Devil Knows Latin by E. Christian Kopff
Author:E. Christian Kopff
Language: eng
Format: epub, mobi
ISBN: 9781497651616
Publisher: Intercollegiate Studies Institute
Chapter XV
J. R.R.TOLKIEN: INVENTING LOST WORLDS
The American tourists were visiting Rome for the first time and asked the owner of their pensione what to see. He urged them not to miss the Roman Forum. When they returned for lunch, they were quiet and grim mouthed. Finally, he asked them why, and the man burst out, “We never dreamed that you Italians were such chauvinists. We ask a polite question in good faith and you send us to some place we bombed during the war.” It is sometimes hard for the reader of the daily newspapers to remember that there are ruins not created by the 20th century. Among the ancient wrecks tourists visit is the doctus poeta, as the Romans called him, the scholar-poet; unlike the ruins he haunted, however, he really is a victim of this century. Virgil, Dante, Milton, and Tasso have no successors as the twentieth century draws to a close. Today’s universities may provide refuge for a few poets and token “creative writers,” but in general the university in the West cannot comprehend, let alone foster, the humane ideal of the doctus poeta.
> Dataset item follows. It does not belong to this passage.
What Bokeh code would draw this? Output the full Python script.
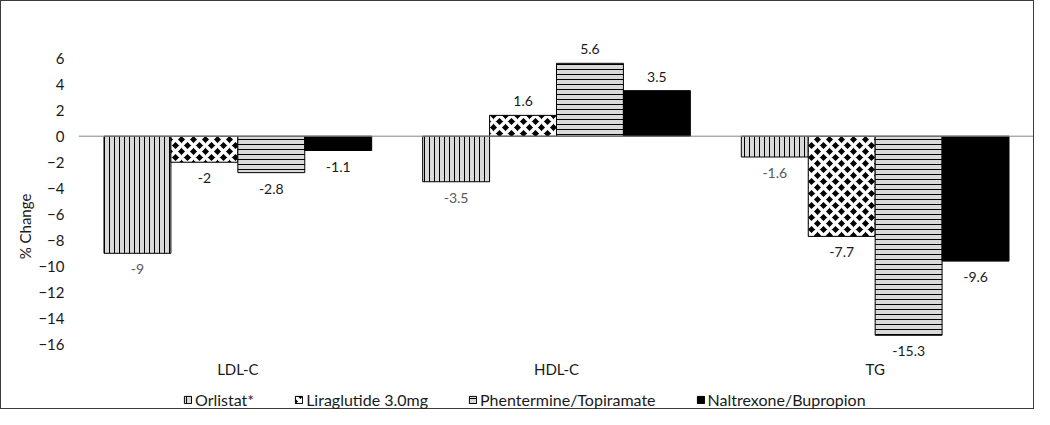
from bokeh.plotting import figure
from bokeh.models import (ColumnDataSource, FactorRange, Span, Legend, LegendItem,
                          FixedTicker, Title)
from bokeh.transform import dodge
from bokeh.core.properties import value
from bokeh.embed import file_html
from bokeh.resources import INLINE

categories = ["LDL-C", "HDL-C", "TG"]
series_names = ["Orlistat*", "Liraglutide 3.0mg", "Phentermine/Topiramate", "Naltrexone/Bupropion"]
orlistat = [-9, -3.5, -1.6]
liraglutide = [-2, 1.6, -7.7]
phentermine = [-2.8, 5.6, -15.3]
naltrexone = [-1.1, 3.5, -9.6]
y_ticks = [-16, -14, -12, -10, -8, -6, -4, -2, 0, 2, 4, 6]

FONT = "Lato"
series_values = [orlistat, liraglutide, phentermine, naltrexone]

p = figure(x_range=FactorRange(*categories, range_padding=0), y_range=(-21.08, 7.2),
           width=1034, height=409, output_backend="svg", toolbar_location=None,
           x_axis_location=None,
           min_border_left=77, min_border_right=1, min_border_top=41, min_border_bottom=0)

styles = [
    dict(fill_color="#d9d9d9", hatch_pattern="vertical_line", hatch_scale=5, hatch_weight=1, hatch_color="black"),
    dict(fill_color="black", hatch_pattern="diagonal_cross", hatch_scale=12, hatch_weight=3.5, hatch_color="white"),
    dict(fill_color="#d9d9d9", hatch_pattern="horizontal_line", hatch_scale=5, hatch_weight=1, hatch_color="black"),
    dict(fill_color="black"),
]
label_colors = ["#595959", "#1a1a1a", "#1a1a1a", "#1a1a1a"]

w = 0.21
offsets = [-1.5 * w, -0.5 * w, 0.5 * w, 1.5 * w]

items = []
for name, vals, st, off, lc in zip(series_names, series_values, styles, offsets, label_colors):
    src = ColumnDataSource(dict(
        cat=categories,
        val=vals,
        label=[f"{v:g}" for v in vals],
        yoff=[-14 if v > 0 else 16 for v in vals],
    ))
    r = p.vbar(x=dodge("cat", off, range=p.x_range), top="val", bottom=0, width=w, source=src,
               line_color="black", line_width=1, **st)
    p.text(x=dodge("cat", off, range=p.x_range), y="val", text="label", source=src,
           text_align="center", text_baseline="middle", y_offset="yoff",
           text_font=value(FONT), text_font_size="14px", text_color=lc)
    items.append(LegendItem(label=name, renderers=[r]))

# category labels, placed under the lowest tick of the value axis
cat_src = ColumnDataSource(dict(cat=categories, base=[min(y_ticks)] * len(categories)))
p.text(x="cat", y="base", text="cat", source=cat_src, text_align="center",
       text_baseline="middle", y_offset=25, text_font=value(FONT),
       text_font_size="15px", text_color="#1a1a1a")

p.add_layout(Span(location=0, dimension="width", line_color="#868686", line_width=1))

p.xgrid.visible = False
p.ygrid.visible = False
p.outline_line_color = None

p.yaxis.ticker = FixedTicker(ticks=y_ticks)
p.yaxis.axis_line_color = None
p.yaxis.major_tick_line_color = None
p.yaxis.minor_tick_line_color = None
p.yaxis.major_tick_out = 0
p.yaxis.major_label_standoff = 14
p.yaxis.major_label_text_font = FONT
p.yaxis.major_label_text_font_size = "15px"
p.yaxis.major_label_text_color = "#1a1a1a"

p.add_layout(Title(text="% Change", align="center", offset=-32, standoff=3,
                   text_font=FONT, text_font_size="15px", text_font_style="normal",
                   text_color="#1a1a1a"), "left")

legend = Legend(items=items, orientation="horizontal", location=(105, 1),
                glyph_width=9, glyph_height=9, label_standoff=3, spacing=40,
                padding=0, margin=0, border_line_color=None, background_fill_alpha=0,
                label_text_font=FONT, label_text_font_size="16px", label_height=16,
                label_text_color="#1a1a1a")
p.add_layout(legend)

p.styles = {"border": "1px solid #3c3c3c", "box-sizing": "border-box"}

open("out.html", "w").write(file_html(p, INLINE))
Scholar-poets have indeed existed in this century, but they have been largely misunderstood. A. E. Housman is a good example. Recent years have seen several well-received biographies, each of which concentrates on the few months of his writing poetry and his pitiable love life. Housman’s many volumes of scholarly work, which rescued English classical studies from provincialism and mediocrity, are viewed as a parergon, something to fill in the years. The tone was set by Edmund Wilson, who sneered at Housman’s scholarship; you see, Housman edited the Silver Latin poets, Juvenal and Lucan, and refused to publish his edition of the Augustan love poet, Propertius. What Wilson did not understand is the centrality of Juvenal the Satirist for modern culture and the importance of Lucan and Roman libertas for contemporary freedom.
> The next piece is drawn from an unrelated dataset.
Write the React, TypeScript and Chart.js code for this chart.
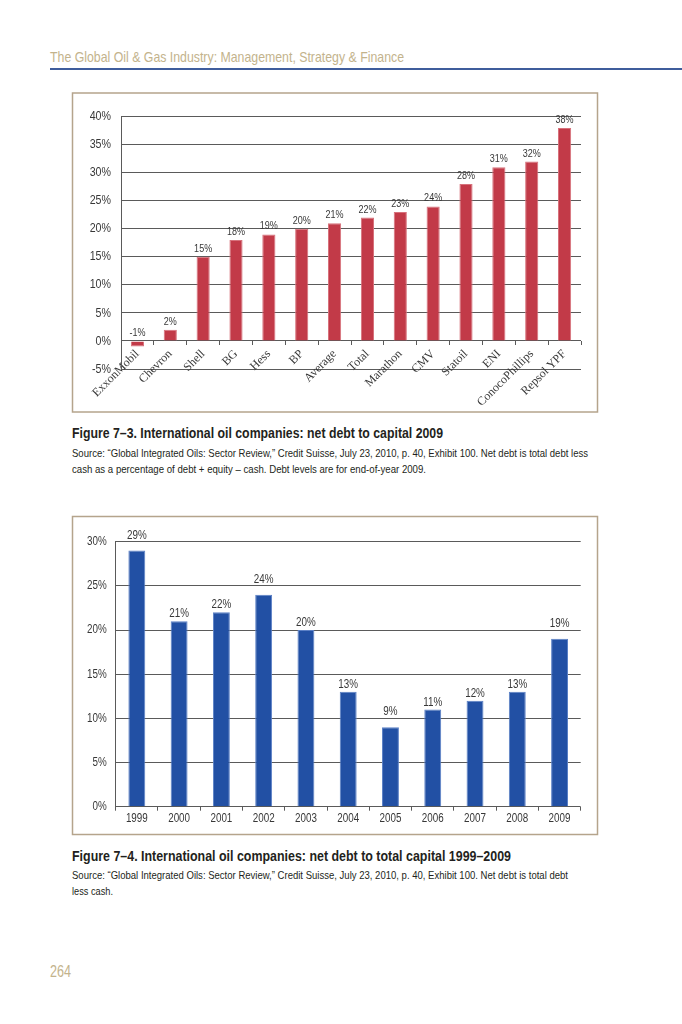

Wilson also had his innings at J. R. R. Tolkien, another of this century’s scholar-poets. Wilson the literary critic read in the publisher’s press release that the professor of English and former professor of Anglo-Saxon had located the origins of The Lord of the Rings in his “secret vice” of inventing languages—languages which then needed a mythology and history in which to grow and develop like historical languages. Wilson was aghast. A narrative that grew from a desire to root an invented language in story and folklore—how could the tale ever be more than “a philological curiosity.”
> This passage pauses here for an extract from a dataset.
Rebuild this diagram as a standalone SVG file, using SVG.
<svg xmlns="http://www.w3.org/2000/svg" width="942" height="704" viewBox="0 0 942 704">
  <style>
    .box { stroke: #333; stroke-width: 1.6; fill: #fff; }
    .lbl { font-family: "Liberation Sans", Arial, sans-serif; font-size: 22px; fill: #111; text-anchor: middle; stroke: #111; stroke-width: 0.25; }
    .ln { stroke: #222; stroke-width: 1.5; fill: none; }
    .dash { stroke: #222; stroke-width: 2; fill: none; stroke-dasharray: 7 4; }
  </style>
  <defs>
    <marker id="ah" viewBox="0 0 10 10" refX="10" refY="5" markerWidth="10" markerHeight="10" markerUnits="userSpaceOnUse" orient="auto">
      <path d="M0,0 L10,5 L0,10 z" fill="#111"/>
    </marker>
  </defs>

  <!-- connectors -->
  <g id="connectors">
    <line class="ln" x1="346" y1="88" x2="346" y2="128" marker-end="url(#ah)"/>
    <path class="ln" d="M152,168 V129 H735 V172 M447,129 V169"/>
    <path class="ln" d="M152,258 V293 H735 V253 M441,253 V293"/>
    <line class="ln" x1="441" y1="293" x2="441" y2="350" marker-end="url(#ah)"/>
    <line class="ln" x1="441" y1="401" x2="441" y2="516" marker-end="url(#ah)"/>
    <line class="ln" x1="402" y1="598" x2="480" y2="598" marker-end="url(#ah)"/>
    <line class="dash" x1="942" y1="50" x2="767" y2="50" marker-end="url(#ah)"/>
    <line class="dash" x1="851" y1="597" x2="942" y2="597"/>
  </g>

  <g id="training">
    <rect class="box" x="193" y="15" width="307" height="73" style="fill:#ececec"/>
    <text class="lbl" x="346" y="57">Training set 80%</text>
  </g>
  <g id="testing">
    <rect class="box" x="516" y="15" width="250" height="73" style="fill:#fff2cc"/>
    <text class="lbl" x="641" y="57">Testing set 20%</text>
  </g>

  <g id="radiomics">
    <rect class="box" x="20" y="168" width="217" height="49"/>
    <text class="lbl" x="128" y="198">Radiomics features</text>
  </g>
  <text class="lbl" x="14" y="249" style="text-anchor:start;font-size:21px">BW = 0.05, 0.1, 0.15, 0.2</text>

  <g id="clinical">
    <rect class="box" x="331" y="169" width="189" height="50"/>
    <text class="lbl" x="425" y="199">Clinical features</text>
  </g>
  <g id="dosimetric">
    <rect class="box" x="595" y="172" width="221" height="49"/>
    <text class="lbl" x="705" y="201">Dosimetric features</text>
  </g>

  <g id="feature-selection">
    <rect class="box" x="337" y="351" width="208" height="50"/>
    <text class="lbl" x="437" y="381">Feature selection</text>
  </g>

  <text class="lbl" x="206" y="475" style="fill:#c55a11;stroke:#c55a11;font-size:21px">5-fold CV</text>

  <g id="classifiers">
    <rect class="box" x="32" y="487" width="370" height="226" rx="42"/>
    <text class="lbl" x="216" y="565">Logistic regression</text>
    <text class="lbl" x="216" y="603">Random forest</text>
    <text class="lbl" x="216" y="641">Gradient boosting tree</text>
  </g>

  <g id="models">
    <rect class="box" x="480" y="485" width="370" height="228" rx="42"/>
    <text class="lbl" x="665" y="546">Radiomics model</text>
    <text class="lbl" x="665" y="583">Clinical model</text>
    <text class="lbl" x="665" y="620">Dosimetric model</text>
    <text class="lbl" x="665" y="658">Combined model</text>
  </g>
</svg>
We do soon tire of the complicated narrative and highfalutin language used in the stories that lie behind The Lord of the Rings and long for the company of Frodo and Sam Gamgee. It is as if we had picked up a book in our motel room, expecting to enjoy the vigorous dialogue of St. John’s Gospel, only to find ourselves wandering with the children of Nephi through the Book of Mormon. But say not the labour naught availeth. The Lost Tales and The Silmarillion gave to The Lord of the Rings its depth of concreteness in language and history.